We did those shows and I remember Steve Walsh saying I will never play here again! (laughs) Who knows maybe he will though.
I saw the documentary (Miracles Out of Nowhere) about the early days of Kansas and I really enjoyed watching that. Do you have any plans to follow that up, although I know the next chapters are a bit more difficult and turbulent.
We wanted to make a documentary whilst we were all still living and to make something that our grandchildren will be able to watch and see what grandpa did. We didn’t want to make a “behind the music, throwing shit at each other” rockumentary. We wanted to tell a positive story of a bunch of friends growing up in Kansas and the unlikely occurrence of climbing to the top of the mountain together and that really was the story. After that Steve left then came back, then Dave and Kerry split, where do you stop it? That seemed the right place to stop it, we wanted to leave at a highpoint and on a good feeling. I think if you take any band on earth that ever was, or is today, you can tell tales of naughty boys doing naughty things. It’s all the same old shit that we all do so there is nothing new in that story. It’s more of a distraction to the individual story of each individual band. Did we do bad stuff? Sure we did, all bands do, that isn’t the important part. The music we made is the important part and the dedication and by sticking to it the success we achieved from that and the fact that we are all still friends to this day.

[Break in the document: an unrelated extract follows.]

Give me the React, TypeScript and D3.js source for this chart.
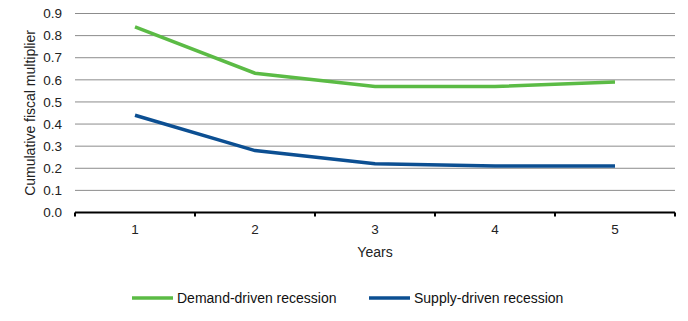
import React from "react";
import * as d3 from "d3";

const years = ["1", "2", "3", "4", "5"];
const demand = [0.84, 0.63, 0.57, 0.57, 0.59];
const supply = [0.44, 0.28, 0.22, 0.21, 0.21];
const yTicks = [0, 0.1, 0.2, 0.3, 0.4, 0.5, 0.6, 0.7, 0.8, 0.9];
const seriesNames = ["Demand-driven recession", "Supply-driven recession"];
const colors = ["#5BBB45", "#0C4F92"];

export default function App() {
  const W = 688, H = 321;
  const left = 75, right = 675, top = 13.5, bottom = 212.5;
  const x = d3.scaleBand<string>().domain(years).range([left, right]);
  const y = d3.scaleLinear().domain([0, 0.9]).range([bottom, top]);
  const line = d3
    .line<number>()
    .x((_, i) => (x(years[i]) as number) + x.bandwidth() / 2)
    .y((d) => y(d));
  const font = "Liberation Sans, Arial, sans-serif";
  const ticksX = [...years.map((c) => x(c) as number), right];
  return (
    <svg width={W} height={H} style={{ position: "absolute", left: 0, top: 0 }} fontFamily={font}>
      {yTicks.slice(1).map((t) => (
        <line key={t} x1={left} x2={right} y1={y(t)} y2={y(t)} stroke="#8c8c8c" strokeWidth={1} />
      ))}
      {yTicks.map((t) => (
        <text key={t} x={62} y={y(t)} dy="0.35em" textAnchor="end" fontSize={13.5} fill="#222">
          {t.toFixed(1)}
        </text>
      ))}
      <line x1={left} x2={right} y1={bottom} y2={bottom} stroke="#000" strokeWidth={2} />
      {ticksX.map((tx, i) => (
        <line key={i} x1={tx} x2={tx} y1={bottom} y2={bottom + 4} stroke="#000" strokeWidth={2} />
      ))}
      {years.map((c) => (
        <text key={c} x={(x(c) as number) + x.bandwidth() / 2} y={234} textAnchor="middle" fontSize={13.5} fill="#222">
          {c}
        </text>
      ))}
      <text x={(left + right) / 2} y={257} textAnchor="middle" fontSize={14} fill="#222">Years</text>
      <text transform={`translate(35,${(top + bottom) / 2}) rotate(-90)`} textAnchor="middle" fontSize={14} fill="#222">
        Cumulative fiscal multiplier
      </text>
      {[demand, supply].map((s, i) => (
        <path key={i} d={line(s) as string} fill="none" stroke={colors[i]} strokeWidth={3.5} />
      ))}
      {seriesNames.map((n, i) => {
        const lx = i === 0 ? 132 : 369;
        return (
          <g key={n}>
            <line x1={lx} x2={lx + 41} y1={298} y2={298} stroke={colors[i]} strokeWidth={3.5} />
            <text x={lx + 45} y={298} dy="0.35em" fontSize={14} fill="#111">{n}</text>
          </g>
        );
      })}
    </svg>
  );
}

I also liked the final part of the film where you reassemble on the mound for a forty years on photograph. It’s a pretty poignant moment.
Yes it was; when we first thought of the documentary we thought about doing a book. Then we thought we could make it an audiobook but who would we have read it? Well what if we all read it? Then we can have everybody’s input. Then Bud Carr, our old manager, who has been working with Oliver Stone for the last 30 years got involved and said “This needs to be a documentary not a book”. When we first started the idea of a book, I was in Topeka, Kansas, and every time I pulled around a corner it reminded me of another story, another moment. I thought it was really important to come back to Topeka to tell the story, so that’s what we did. Everybody met in Topeka and that’s where we filmed it and whilst we see each other quite often we hadn’t all six of us been together in a very long time.

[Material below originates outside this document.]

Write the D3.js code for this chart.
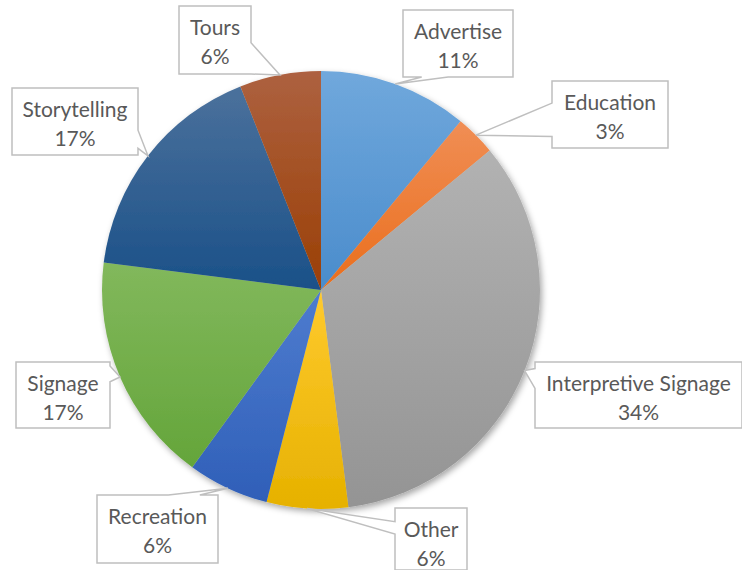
<!DOCTYPE html>
<html lang="en">
<head>
  <meta charset="UTF-8" />
  <title>Pie chart</title>
  <style>
    body { margin: 0; background: #fff; }
    text { font-family: Lato, "Open Sans", sans-serif; fill: #595959; }
  </style>
  <script src="https://d3js.org/d3.v7.min.js"></script>
</head>
<body>
  <script>
    // data
    const categories = ["Advertise", "Education", "Interpretive Signage", "Other",
                        "Recreation", "Signage", "Storytelling", "Tours"];
    const shares = [11, 3, 34, 6, 6, 17, 17, 6];

    // slice gradients: top colour, bottom colour
    const topColors = ["#70a8dc", "#f08e55", "#b2b2b2", "#ffca2e", "#4e7ccf", "#82b85c", "#4b719c", "#ad6140"];
    const bottomColors = ["#4a8ccc", "#ea6e1c", "#949494", "#e6b100", "#2f5fb8", "#64a53a", "#1a5088", "#9a3f05"];

    // callout boxes: x, y, w, h, side of the pointer, base from/to (fraction of side)
    const boxes = [
      { x: 403, y: 10,  w: 110, h: 67, side: "bottom", a: 0.17, b: 0.41 },
      { x: 552, y: 81,  w: 116, h: 67, side: "left",   a: 0.33, b: 0.83 },
      { x: 535, y: 362, w: 207, h: 66, side: "left",   a: 0.10, b: 0.40 },
      { x: 395, y: 508, w: 72,  h: 62, side: "left",   a: 0.22, b: 0.42 },
      { x: 97,  y: 495, w: 121, h: 68, side: "top",    a: 0.59, b: 0.85 },
      { x: 16,  y: 362, w: 94,  h: 66, side: "right",  a: 0.06, b: 0.30 },
      { x: 12,  y: 88,  w: 126, h: 67, side: "right",  a: 0.63, b: 0.90 },
      { x: 179, y: 6,   w: 72,  h: 68, side: "right",  a: 0.54, b: 1.00 }
    ];

    const width = 742, height = 570;
    const cx = 321, cy = 290, radius = 219;

    const svg = d3.select("body").append("svg")
      .attr("width", width)
      .attr("height", height);

    const defs = svg.append("defs");

    const shadow = defs.append("filter")
      .attr("id", "shadow")
      .attr("x", "-10%").attr("y", "-10%")
      .attr("width", "130%").attr("height", "130%");
    shadow.append("feDropShadow")
      .attr("dx", 2).attr("dy", 3)
      .attr("stdDeviation", 3)
      .attr("flood-color", "#000")
      .attr("flood-opacity", 0.35);

    categories.forEach(function (c, i) {
      const g = defs.append("linearGradient")
        .attr("id", "grad" + i)
        .attr("x1", 0).attr("y1", 0).attr("x2", 0).attr("y2", 1);
      g.append("stop").attr("offset", "0%").attr("stop-color", topColors[i]);
      g.append("stop").attr("offset", "100%").attr("stop-color", bottomColors[i]);
    });

    const data = categories.map((c, i) => ({ name: c, value: shares[i], i: i }));

    const pie = d3.pie().value(d => d.value).sort(null);
    const arcs = pie(data);
    const arc = d3.arc().innerRadius(0).outerRadius(radius);

    const pieG = svg.append("g")
      .attr("transform", "translate(" + cx + "," + cy + ")")
      .attr("filter", "url(#shadow)");

    pieG.selectAll("path")
      .data(arcs)
      .enter()
      .append("path")
      .attr("d", arc)
      .attr("fill", d => "url(#grad" + d.data.i + ")");

    // callouts
    function calloutPath(bx, tip) {
      const x0 = bx.x, y0 = bx.y, x1 = bx.x + bx.w, y1 = bx.y + bx.h;
      const pts = [];
      if (bx.side === "top") {
        pts.push([x0, y0], [x0 + bx.w * bx.a, y0], tip, [x0 + bx.w * bx.b, y0], [x1, y0], [x1, y1], [x0, y1]);
      } else if (bx.side === "right") {
        pts.push([x0, y0], [x1, y0], [x1, y0 + bx.h * bx.a], tip, [x1, y0 + bx.h * bx.b], [x1, y1], [x0, y1]);
      } else if (bx.side === "bottom") {
        pts.push([x0, y0], [x1, y0], [x1, y1], [x0 + bx.w * bx.b, y1], tip, [x0 + bx.w * bx.a, y1], [x0, y1]);
      } else {
        pts.push([x0, y0], [x1, y0], [x1, y1], [x0, y1], [x0, y0 + bx.h * bx.b], tip, [x0, y0 + bx.h * bx.a]);
      }
      return "M" + pts.map(p => p[0] + "," + p[1]).join("L") + "Z";
    }

    const labels = svg.append("g");

    arcs.forEach(function (d) {
      const bx = boxes[d.data.i];
      const mid = (d.startAngle + d.endAngle) / 2;
      const tip = [cx + radius * Math.sin(mid), cy - radius * Math.cos(mid)];

      labels.append("path")
        .attr("d", calloutPath(bx, tip))
        .attr("fill", "#fff")
        .attr("stroke", "#bfbfbf")
        .attr("stroke-width", 1.5);

      const t = labels.append("text")
        .attr("text-anchor", "middle")
        .attr("font-size", 21);
      t.append("tspan")
        .attr("x", bx.x + bx.w / 2)
        .attr("y", bx.y + 29)
        .text(d.data.name);
      t.append("tspan")
        .attr("x", bx.x + bx.w / 2)
        .attr("y", bx.y + 58)
        .text(d.data.value + "%");
    });
  </script>
</body>
</html>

We decided to go back up to Brinks Mound in Topeka to recreate the back sleeve of the first album. We didn’t appreciate the significance of that until we were doing it and climbing back up together. That first photo and 40 plus years later doing it all again, it kind of brought it all back home.
Richard my time has gone, it’s been a joy to speak with you.
Thank you so much John and I hope to see you in the U.K. sometime soon.